9 June 2024

CMSI Translations #1: The “Cans” and “Cannots” of the Military Application of Artificial intelligence

Zhang Long

AI Can Disrupt the Form of War, But It Cannot Change the Essence of War

The form of war is the manifestation and overall state of war in different historical stages demonstrated through the progression of manufacturing and production in human society applied to the military domain. Major breakthroughs in science and technology and the landmark developments of cutting-edge weapons and equipment will subsequently lead to new changes in military organization, operational methods, and operational theories, culminating in overall changes in warfare, thereby creating a new form of war. At present, intelligent warfare is revealing new characteristics that disrupt previous forms of war.

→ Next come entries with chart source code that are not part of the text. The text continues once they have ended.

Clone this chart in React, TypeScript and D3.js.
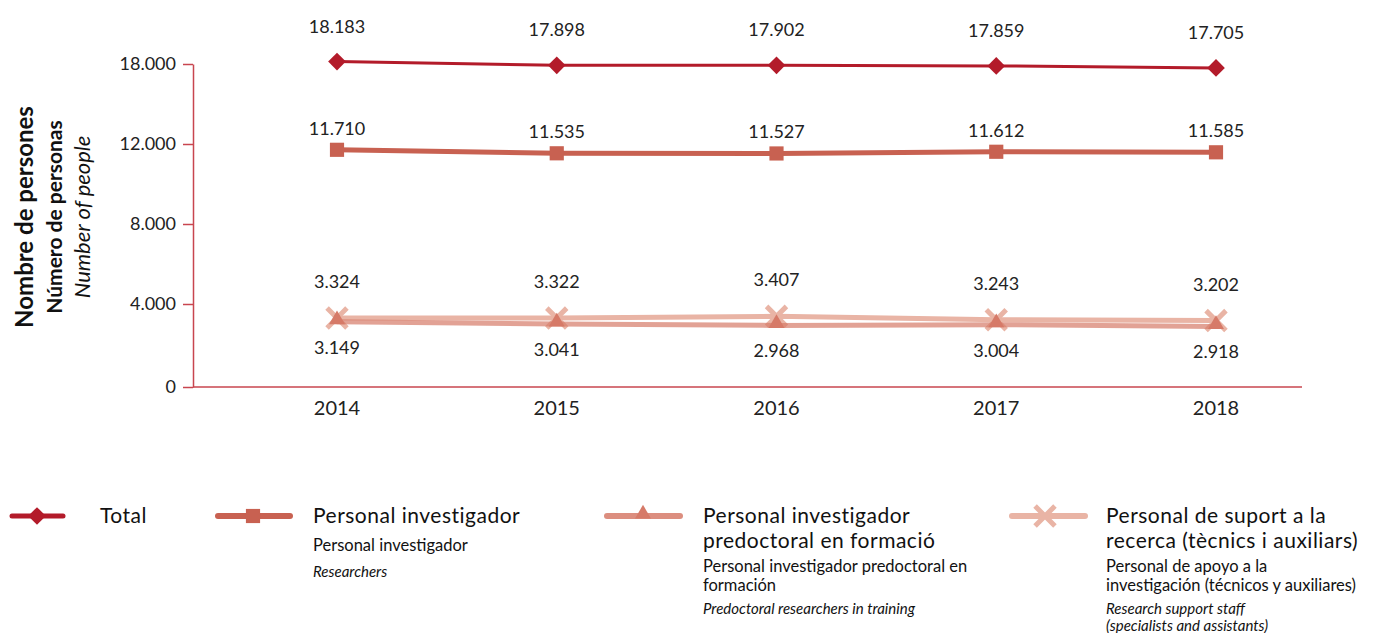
import React, { useRef, useEffect } from 'react';
import * as d3 from 'd3';

// Years on the x axis
const years = ['2014', '2015', '2016', '2017', '2018'];

// Series values (people)
const totalValues = [18183, 17898, 17902, 17859, 17705];
const researcherValues = [11710, 11535, 11527, 11612, 11585];
const predocValues = [3149, 3041, 2968, 3004, 2918];
const supportValues = [3324, 3322, 3407, 3243, 3202];

// Y ticks as printed on the axis
const yTicks = [0, 4000, 8000, 12000, 18000];

const FONT = 'Lato, "Open Sans", sans-serif';

const App = () => {
  const svgRef = useRef(null);

  useEffect(() => {
    document.body.style.margin = '0';
    const svg = d3.select(svgRef.current);
    svg.selectAll('*').remove();

    const width = 1387;
    const height = 633;
    svg.attr('width', width).attr('height', height);

    const axisLeftX = 193;
    const axisRightX = 1302;

    const x = d3.scalePoint().domain(years).range([337, 1216]);
    // axis is drawn with evenly spaced ticks, so the scale is piecewise
    const y = d3.scaleLinear().domain(yTicks).range([387, 304, 224, 144, 64]);

    const locale = d3.formatLocale({ decimal: ',', thousands: '.', grouping: [3], currency: ['', ''] });
    const fmt = locale.format(',');

    const axisColor = '#c8464f';

    // Y axis
    const yAxis = svg.append('g')
      .attr('transform', `translate(${axisLeftX},0)`)
      .call(d3.axisLeft(y).tickValues(yTicks).tickFormat(d => fmt(d)).tickSize(10).tickPadding(7).tickSizeOuter(0));
    yAxis.select('.domain').attr('stroke', axisColor).attr('stroke-width', 1.5);
    yAxis.selectAll('line').attr('stroke', axisColor).attr('stroke-width', 1.5);
    yAxis.selectAll('text')
      .style('font-family', FONT)
      .style('font-size', '18px')
      .attr('fill', '#222');

    // X axis baseline
    svg.append('line')
      .attr('x1', axisLeftX).attr('x2', axisRightX)
      .attr('y1', y(0)).attr('y2', y(0))
      .attr('stroke', axisColor).attr('stroke-width', 1.5);

    svg.append('g').selectAll('text')
      .data(years)
      .enter().append('text')
      .attr('x', d => x(d))
      .attr('y', 415)
      .attr('text-anchor', 'middle')
      .style('font-family', FONT)
      .style('font-size', '20px')
      .attr('fill', '#222')
      .text(d => d);

    // Y title, three languages
    const titles = [
      { text: 'Nombre de persones', weight: 700, style: 'normal', size: 24, x: 33 },
      { text: 'Número de personas', weight: 700, style: 'normal', size: 21, x: 62 },
      { text: 'Number of people', weight: 400, style: 'italic', size: 22, x: 90 },
    ];
    titles.forEach(t => {
      svg.append('text')
        .attr('transform', `translate(${t.x},217) rotate(-90)`)
        .attr('text-anchor', 'middle')
        .style('font-family', FONT)
        .style('font-size', `${t.size}px`)
        .style('font-weight', t.weight)
        .style('font-style', t.style)
        .attr('fill', '#111')
        .text(t.text);
    });

    const colors = {
      total: '#b31b2a',
      researchers: '#c86151',
      predoc: '#d67a68',
      support: '#e9b4a5',
    };

    const line = d3.line<number>()
      .x((d, i) => x(years[i]))
      .y(d => y(d));

    const diamond = d3.symbol().type(d3.symbolDiamond2).size(200);
    const square = d3.symbol().type(d3.symbolSquare2).size(256);
    const triangle = d3.symbol().type(d3.symbolTriangle).size(110);
    const cross = d3.symbol().type(d3.symbolX).size(260);

    const drawLabels = (values, dy) => {
      svg.append('g').selectAll('text')
        .data(values)
        .enter().append('text')
        .attr('x', (d, i) => x(years[i]))
        .attr('y', d => y(d) + dy)
        .attr('text-anchor', 'middle')
        .attr('dominant-baseline', 'central')
        .style('font-family', FONT)
        .style('font-size', '18px')
        .attr('fill', '#222')
        .text(d => fmt(d));
    };

    // Support staff (drawn first, sits under the predoc markers)
    svg.append('path')
      .datum(supportValues)
      .attr('d', line)
      .attr('fill', 'none')
      .attr('stroke', colors.support)
      .attr('stroke-width', 5)
      .attr('stroke-linecap', 'round');
    svg.append('g').selectAll('path')
      .data(supportValues)
      .enter().append('path')
      .attr('transform', (d, i) => `translate(${x(years[i])},${y(d)})`)
      .attr('d', cross)
      .attr('fill', 'none')
      .attr('stroke', colors.support)
      .attr('stroke-width', 5);

    // Predoctoral researchers
    svg.append('path')
      .datum(predocValues)
      .attr('d', line)
      .attr('fill', 'none')
      .attr('stroke', colors.predoc)
      .attr('stroke-opacity', 0.7)
      .attr('stroke-width', 5)
      .attr('stroke-linecap', 'round');
    svg.append('g').selectAll('path')
      .data(predocValues)
      .enter().append('path')
      .attr('transform', (d, i) => `translate(${x(years[i])},${y(d) - 2})`)
      .attr('d', triangle)
      .attr('fill', colors.predoc);

    // Researchers
    svg.append('path')
      .datum(researcherValues)
      .attr('d', line)
      .attr('fill', 'none')
      .attr('stroke', colors.researchers)
      .attr('stroke-width', 5)
      .attr('stroke-linecap', 'round');
    svg.append('g').selectAll('path')
      .data(researcherValues)
      .enter().append('path')
      .attr('transform', (d, i) => `translate(${x(years[i])},${y(d)})`)
      .attr('d', square)
      .attr('fill', colors.researchers);

    // Total
    svg.append('path')
      .datum(totalValues)
      .attr('d', line)
      .attr('fill', 'none')
      .attr('stroke', colors.total)
      .attr('stroke-width', 3);
    svg.append('g').selectAll('path')
      .data(totalValues)
      .enter().append('path')
      .attr('transform', (d, i) => `translate(${x(years[i])},${y(d)})`)
      .attr('d', diamond)
      .attr('fill', colors.total);

    drawLabels(totalValues, -36);
    drawLabels(researcherValues, -22);
    drawLabels(supportValues, -37);
    drawLabels(predocValues, 25);

    // Legend
    const legendY = 516;
    const legendItems = [
      {
        x0: 12, x1: 63, cx: 37, tx: 100, color: colors.total, sym: diamond, fill: true, lw: 5, op: 1,
        lines: [['Total', 21, 'normal', 523]],
      },
      {
        x0: 218, x1: 290, cx: 253, tx: 313, color: colors.researchers, sym: square, fill: true, lw: 6, op: 1,
        lines: [
          ['Personal investigador', 21, 'normal', 523],
          ['Personal investigador', 16.5, 'normal', 551],
          ['Researchers', 15, 'italic', 577],
        ],
      },
      {
        x0: 607, x1: 680, cx: 643, tx: 703, color: colors.predoc, sym: triangle, fill: true, lw: 6, op: 0.85,
        lines: [
          ['Personal investigador', 21, 'normal', 523],
          ['predoctoral en formació', 21, 'normal', 548],
          ['Personal investigador predoctoral en', 16.5, 'normal', 572],
          ['formación', 16.5, 'normal', 591],
          ['Predoctoral researchers in training', 15, 'italic', 614],
        ],
      },
      {
        x0: 1012, x1: 1085, cx: 1045, tx: 1106, color: colors.support, sym: cross, fill: false, lw: 6, op: 1,
        lines: [
          ['Personal de suport a la', 21, 'normal', 523],
          ['recerca (tècnics i auxiliars)', 21, 'normal', 548],
          ['Personal de apoyo a la', 16.5, 'normal', 572],
          ['investigación (técnicos y auxiliares)', 16.5, 'normal', 591],
          ['Research support staff', 15, 'italic', 614],
          ['(specialists and assistants)', 15, 'italic', 631],
        ],
      },
    ];

    legendItems.forEach(item => {
      const g = svg.append('g');
      g.append('line')
        .attr('x1', item.x0).attr('x2', item.x1)
        .attr('y1', legendY).attr('y2', legendY)
        .attr('stroke', item.color)
        .attr('stroke-opacity', item.op)
        .attr('stroke-width', item.lw)
        .attr('stroke-linecap', 'round');
      const m = g.append('path')
        .attr('transform', `translate(${item.cx},${legendY - (item.sym === triangle ? 2 : 0)})`)
        .attr('d', item.sym);
      if (item.fill) m.attr('fill', item.color);
      else m.attr('fill', 'none').attr('stroke', item.color).attr('stroke-width', 5);

      item.lines.forEach(([txt, size, style, by]) => {
        g.append('text')
          .attr('x', item.tx)
          .attr('y', by)
          .style('font-family', FONT)
          .style('font-size', `${size}px`)
          .style('font-style', style)
          .style('letter-spacing', size > 20 ? '0.5px' : '0px')
          .attr('fill', '#111')
          .text(txt);
      });
    });
  }, []);

  return (
    <div>
      <svg ref={svgRef} style={{ display: 'block', background: '#fff' }} />
    </div>
  );
};

export default App;
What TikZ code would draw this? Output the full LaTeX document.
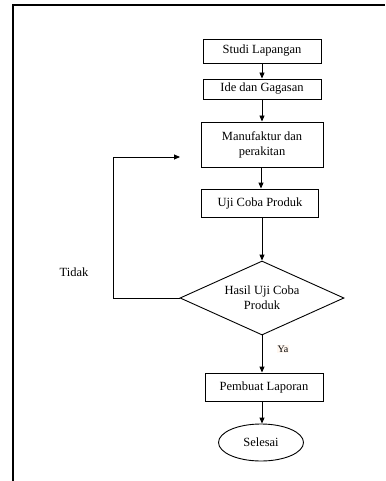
\documentclass[tikz,border=0pt]{standalone}
\usepackage{fontspec}
\setmainfont{Liberation Serif}
\usetikzlibrary{shapes.geometric,arrows.meta}
\begin{document}
\begin{tikzpicture}[x=1pt,y=-1pt,
  every node/.style={font=\fontsize{12.5}{15}\selectfont},
  box/.style={draw,line width=0.9pt,inner sep=0pt,align=center},
  arr/.style={line width=0.9pt,-{Triangle[length=6pt,width=5pt]}},
  ln/.style={line width=0.9pt}]
\useasboundingbox (0,0) rectangle (385,481);
\draw[line width=2pt] (12.5,481) -- (12.5,5.5) -- (385,5.5);
\node[box,minimum width=118pt,minimum height=24pt] (s1) at (262,51) {Studi Lapangan};
\node[box,minimum width=118pt,minimum height=20pt] (s2) at (262,89) {Ide dan Gagasan};
\node[box,minimum width=122pt,minimum height=45pt] (s3) at (262,144.5) {Manufaktur dan\\perakitan};
\node[box,minimum width=117pt,minimum height=28pt] (s4) at (260,203) {Uji Coba Produk};
\node[draw,line width=0.9pt,diamond,aspect=2.216,minimum width=164pt,minimum height=74pt,inner sep=0pt,align=center] (d) at (262,298) {Hasil Uji Coba\\Produk};
\node[box,minimum width=118pt,minimum height=28pt] (s5) at (264,387) {Pembuat Laporan};
\node[draw,line width=0.9pt,ellipse,minimum width=85pt,minimum height=37pt,inner sep=0pt] (e) at (261,442.5) {Selesai};
\node (tidak) at (74,272) {Tidak};
\node[font=\fontsize{10}{12}\selectfont,fill=orange!6,inner sep=1pt] (ya) at (283,349) {Ya};
\coordinate (c1) at (113,298);
\coordinate (c2) at (113,157);
\coordinate (c3) at (180,157);
\draw[arr] (s1.south) -- (s2.north);
\draw[arr] (s2.south) -- (s3.north);
\draw[arr] ([xshift=-1pt]s3.south) -- ([xshift=1pt]s4.north);
\draw[arr] ([xshift=2pt]s4.south) -- (d.north);
\draw[arr] (d.south) -- ([xshift=-2pt]s5.north);
\draw[arr] ([xshift=-2pt]s5.south) -- ([xshift=1pt]e.north);
\draw[ln] (d.west) -- (c1) -- (c2);
\draw[arr] (c2) -- (c3);
\end{tikzpicture}
\end{document}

For example, intelligent military organizational form will be reshaped and restructured; leadership command systems will feature flat network aggregation, matrix interaction, and global coupling characteristics; scale and structure will be more streamlined and efficient, aggregated across multiple domains, and integrated; human-machine hybrid and unmanned swarm formations will become the primary method, while the proportion of intelligent unmanned operational forces continues to increase; the status and role of virtual space in the operational system will gradually increase; the geographic, physical, information, and cognitive domains will achieve deep integration and harmonization, with multi-domain and cross-domain [operations] becoming the basic forms of warfare; weapon systems without a center, or a weak center, or with a center, with hybrid compatibility between them, will become the development trend, which will completely change the human-centered control and decision-making model.

It is now obvious that AI technology is increasingly used in the military field, which has heightened the level of intelligent warfare. This in turn may cause a lowering of the threshold of war, a blurring of the appearance of war, and a diversification of the agents of war. However, any advancement in technological means cannot change the nature of war; nor can it change the basic laws and guidelines of warfare.